Re your TCP problems - it might just be that you don't get responses reliably, especially if you use ALOHA without ACK switched off. CSMA/CA and ACK are there for a reason... You'll see traces of collisions and missing packages when sniffing or debugging the TCP protocol details directly.

The initial testing is being done with CSMA/CA and ACK since I was not really testing the performance in this issue (it has to work reliably before worrying about performance).

I will try sniffing and a git bisect to pin point the problem.

ghost commented 7 months ago

The initial testing is being done with CSMA/CA and ACK since I was not really testing the performance in this issue (it has to work reliably before worrying about performance).

Totally agree.

I will try sniffing and a git bisect to pin point the problem.

Nice. You may of course contact me any time on Discord as well if there's something you think I could help you with. I'd really love to see this hardware to be better supported.

Ayush1325 commented 6 months ago

So did a git bisect and found that the commit responsible is most likely 128354ae17fb95ec6c61d73b9060f1a274715464 .

However, it seems that the problem is a bit different from what I initially considered.

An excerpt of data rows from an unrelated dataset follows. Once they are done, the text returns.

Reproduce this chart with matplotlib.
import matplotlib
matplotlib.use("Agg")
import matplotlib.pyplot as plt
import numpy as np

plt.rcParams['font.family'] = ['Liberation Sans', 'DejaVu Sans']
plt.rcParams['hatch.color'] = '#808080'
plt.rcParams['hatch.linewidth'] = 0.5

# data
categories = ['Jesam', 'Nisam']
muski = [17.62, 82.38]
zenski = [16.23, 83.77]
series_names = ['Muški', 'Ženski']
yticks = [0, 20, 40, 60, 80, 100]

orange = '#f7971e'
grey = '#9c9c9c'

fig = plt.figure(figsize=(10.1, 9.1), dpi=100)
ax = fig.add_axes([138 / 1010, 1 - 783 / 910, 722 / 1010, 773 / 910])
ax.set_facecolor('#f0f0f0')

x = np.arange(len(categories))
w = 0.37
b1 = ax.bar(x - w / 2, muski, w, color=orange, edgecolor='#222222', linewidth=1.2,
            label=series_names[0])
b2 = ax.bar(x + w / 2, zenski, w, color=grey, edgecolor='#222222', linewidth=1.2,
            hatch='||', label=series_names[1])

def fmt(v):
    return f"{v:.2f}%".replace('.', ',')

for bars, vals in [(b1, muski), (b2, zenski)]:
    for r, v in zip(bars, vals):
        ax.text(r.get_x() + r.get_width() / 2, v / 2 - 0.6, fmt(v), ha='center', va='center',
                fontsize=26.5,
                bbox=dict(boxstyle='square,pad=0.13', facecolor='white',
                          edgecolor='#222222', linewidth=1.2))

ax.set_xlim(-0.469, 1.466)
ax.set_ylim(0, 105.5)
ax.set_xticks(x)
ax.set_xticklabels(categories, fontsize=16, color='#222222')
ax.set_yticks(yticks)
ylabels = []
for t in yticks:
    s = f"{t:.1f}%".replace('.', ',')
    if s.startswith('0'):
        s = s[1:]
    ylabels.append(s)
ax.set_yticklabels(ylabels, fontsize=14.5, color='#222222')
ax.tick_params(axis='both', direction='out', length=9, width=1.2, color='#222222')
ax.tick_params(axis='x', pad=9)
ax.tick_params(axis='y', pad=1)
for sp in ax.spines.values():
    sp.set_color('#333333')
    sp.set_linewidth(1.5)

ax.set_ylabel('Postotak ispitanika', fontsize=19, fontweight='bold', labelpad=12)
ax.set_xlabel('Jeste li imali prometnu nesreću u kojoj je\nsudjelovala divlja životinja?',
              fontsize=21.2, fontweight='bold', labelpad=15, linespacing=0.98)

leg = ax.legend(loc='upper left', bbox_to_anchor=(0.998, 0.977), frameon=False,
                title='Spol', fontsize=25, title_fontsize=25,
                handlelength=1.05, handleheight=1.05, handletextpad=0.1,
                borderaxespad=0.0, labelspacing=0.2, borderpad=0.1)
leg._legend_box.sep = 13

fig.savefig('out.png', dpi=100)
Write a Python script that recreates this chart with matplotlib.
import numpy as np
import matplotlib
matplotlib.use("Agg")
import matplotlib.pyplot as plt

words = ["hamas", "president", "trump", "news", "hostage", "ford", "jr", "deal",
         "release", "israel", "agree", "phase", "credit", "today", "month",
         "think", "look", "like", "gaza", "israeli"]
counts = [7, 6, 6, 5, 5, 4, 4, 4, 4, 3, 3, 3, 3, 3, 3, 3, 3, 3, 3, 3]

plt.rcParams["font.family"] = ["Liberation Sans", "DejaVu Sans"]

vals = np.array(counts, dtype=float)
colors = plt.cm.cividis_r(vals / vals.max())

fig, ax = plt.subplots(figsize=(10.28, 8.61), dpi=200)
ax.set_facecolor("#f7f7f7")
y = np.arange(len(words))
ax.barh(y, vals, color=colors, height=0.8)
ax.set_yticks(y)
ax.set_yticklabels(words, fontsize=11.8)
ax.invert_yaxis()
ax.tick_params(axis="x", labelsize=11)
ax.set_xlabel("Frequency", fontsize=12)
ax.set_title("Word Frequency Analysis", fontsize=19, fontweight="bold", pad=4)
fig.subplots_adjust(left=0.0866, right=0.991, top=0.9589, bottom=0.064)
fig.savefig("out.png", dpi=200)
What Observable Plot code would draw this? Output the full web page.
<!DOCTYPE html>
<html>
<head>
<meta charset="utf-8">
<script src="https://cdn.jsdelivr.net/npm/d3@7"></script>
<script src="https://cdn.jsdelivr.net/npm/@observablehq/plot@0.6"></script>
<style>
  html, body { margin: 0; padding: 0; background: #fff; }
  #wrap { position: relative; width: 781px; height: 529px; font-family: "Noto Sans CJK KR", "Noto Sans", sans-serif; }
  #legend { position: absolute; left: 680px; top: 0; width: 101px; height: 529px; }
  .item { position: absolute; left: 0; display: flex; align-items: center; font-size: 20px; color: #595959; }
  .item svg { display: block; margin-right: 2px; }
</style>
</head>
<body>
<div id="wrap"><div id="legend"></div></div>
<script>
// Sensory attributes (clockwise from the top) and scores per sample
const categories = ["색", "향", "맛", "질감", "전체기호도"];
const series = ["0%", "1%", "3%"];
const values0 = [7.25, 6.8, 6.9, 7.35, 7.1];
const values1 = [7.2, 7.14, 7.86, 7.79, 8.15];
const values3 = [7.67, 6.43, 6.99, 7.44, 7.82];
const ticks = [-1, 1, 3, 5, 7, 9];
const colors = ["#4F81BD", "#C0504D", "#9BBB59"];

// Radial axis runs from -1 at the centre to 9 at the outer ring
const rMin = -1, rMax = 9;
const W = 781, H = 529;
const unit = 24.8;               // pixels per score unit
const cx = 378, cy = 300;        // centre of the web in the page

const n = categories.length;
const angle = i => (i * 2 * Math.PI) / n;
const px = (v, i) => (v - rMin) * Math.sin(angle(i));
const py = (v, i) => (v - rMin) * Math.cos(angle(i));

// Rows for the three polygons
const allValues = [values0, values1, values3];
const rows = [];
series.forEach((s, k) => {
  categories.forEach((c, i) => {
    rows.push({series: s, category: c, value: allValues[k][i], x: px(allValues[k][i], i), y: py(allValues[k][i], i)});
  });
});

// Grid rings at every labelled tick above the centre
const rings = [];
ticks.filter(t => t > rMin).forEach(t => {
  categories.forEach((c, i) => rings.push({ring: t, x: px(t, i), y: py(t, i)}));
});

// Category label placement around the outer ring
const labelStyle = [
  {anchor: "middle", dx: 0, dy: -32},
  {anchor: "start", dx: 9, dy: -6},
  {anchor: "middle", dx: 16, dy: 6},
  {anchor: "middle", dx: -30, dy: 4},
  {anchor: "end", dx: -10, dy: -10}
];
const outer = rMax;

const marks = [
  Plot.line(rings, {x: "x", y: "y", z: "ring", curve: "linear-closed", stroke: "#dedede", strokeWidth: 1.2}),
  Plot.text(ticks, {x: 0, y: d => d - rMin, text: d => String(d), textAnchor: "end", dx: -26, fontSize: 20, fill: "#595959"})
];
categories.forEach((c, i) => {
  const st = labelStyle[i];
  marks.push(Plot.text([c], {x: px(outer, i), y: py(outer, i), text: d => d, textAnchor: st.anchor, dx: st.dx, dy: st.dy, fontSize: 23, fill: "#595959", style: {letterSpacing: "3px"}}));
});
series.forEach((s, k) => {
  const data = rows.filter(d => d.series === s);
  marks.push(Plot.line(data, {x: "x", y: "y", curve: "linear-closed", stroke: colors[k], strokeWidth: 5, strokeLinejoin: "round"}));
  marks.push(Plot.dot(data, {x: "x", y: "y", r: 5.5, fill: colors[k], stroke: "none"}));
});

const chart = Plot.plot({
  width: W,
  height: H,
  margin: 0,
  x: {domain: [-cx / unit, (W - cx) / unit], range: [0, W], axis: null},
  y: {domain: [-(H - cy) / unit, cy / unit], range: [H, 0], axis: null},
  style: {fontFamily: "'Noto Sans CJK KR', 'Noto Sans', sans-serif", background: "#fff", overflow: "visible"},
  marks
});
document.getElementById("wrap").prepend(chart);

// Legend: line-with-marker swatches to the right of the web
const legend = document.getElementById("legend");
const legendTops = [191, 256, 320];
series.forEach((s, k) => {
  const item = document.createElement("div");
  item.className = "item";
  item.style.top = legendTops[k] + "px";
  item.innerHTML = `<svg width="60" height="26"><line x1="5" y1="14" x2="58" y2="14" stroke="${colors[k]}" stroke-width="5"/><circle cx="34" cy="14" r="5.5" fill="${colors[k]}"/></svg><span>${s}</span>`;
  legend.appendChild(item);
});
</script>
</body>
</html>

What seems to be happening is that for some reason the driver does not recover if it runs out of available rx and/or tx packets. That is to say, the samples does not recover after op->status == PROP_ERROR_RXBUF. The TCP Socket closes with error 116 (timeout).

I seem to be able to recover if I reset the rx buffers each time on drv_rx_start as was present before the commit (https://github.com/zephyrproject-rtos/zephyr/commit/128354ae17fb95ec6c61d73b9060f1a274715464#diff-8278a3f5641432256702d96822ad636a501df47e873791c58ccdd79b77cad1bcL429), but not completely sure why that is.

To speed up testing, I had to set CONFIG_NET_L2_IEEE802154_FRAGMENT_REASS_CACHE_SIZE=8. This causes the Could not get a cache error to not come up after the above mentioned commit (seems it runs out of packets before running out of cache).

Ayush1325 commented 6 months ago

So #72977 does seem to prevent timeout errors, but it is not a complete fix. While it does not time out now, it still stops in under 2 mins. The error is as follows:

[00:01:30.354,797] <err> net_echo_server_sample: TCP (IPv6): Failed to send, closing socket

On further investigation, it seems send fails with error 105, i.e. ENOBUFS

ghost commented 5 months ago

@Ayush1325 Puh - sorry to hear that. Sounds like we had to go back to digging deeper in the code. Debugging with a breakpoint on the non-zero error code path would give you a good indication where this comes from as you see the stack then. Probably you'll have to do several rounds to track it across threads. Can I help something to make this easier for you? (And thanks again for investing all that debugging time here, very much appreciated!)

Ayush1325 commented 5 months ago

I am reopening the issue since as mentioned in the previous comment, while I am no longer geting receive timeout errors, TCP is still not usable due errors while sending.

Ayush1325 commented 4 months ago

I have found the reliability for long running tasks has recently improved https://github.com/zephyrproject-rtos/zephyr/pull/73488 Will close this once that is merged.

ghost commented 3 months ago

@Ayush1325 Can you check please, whether this issue is still required and close otherwise?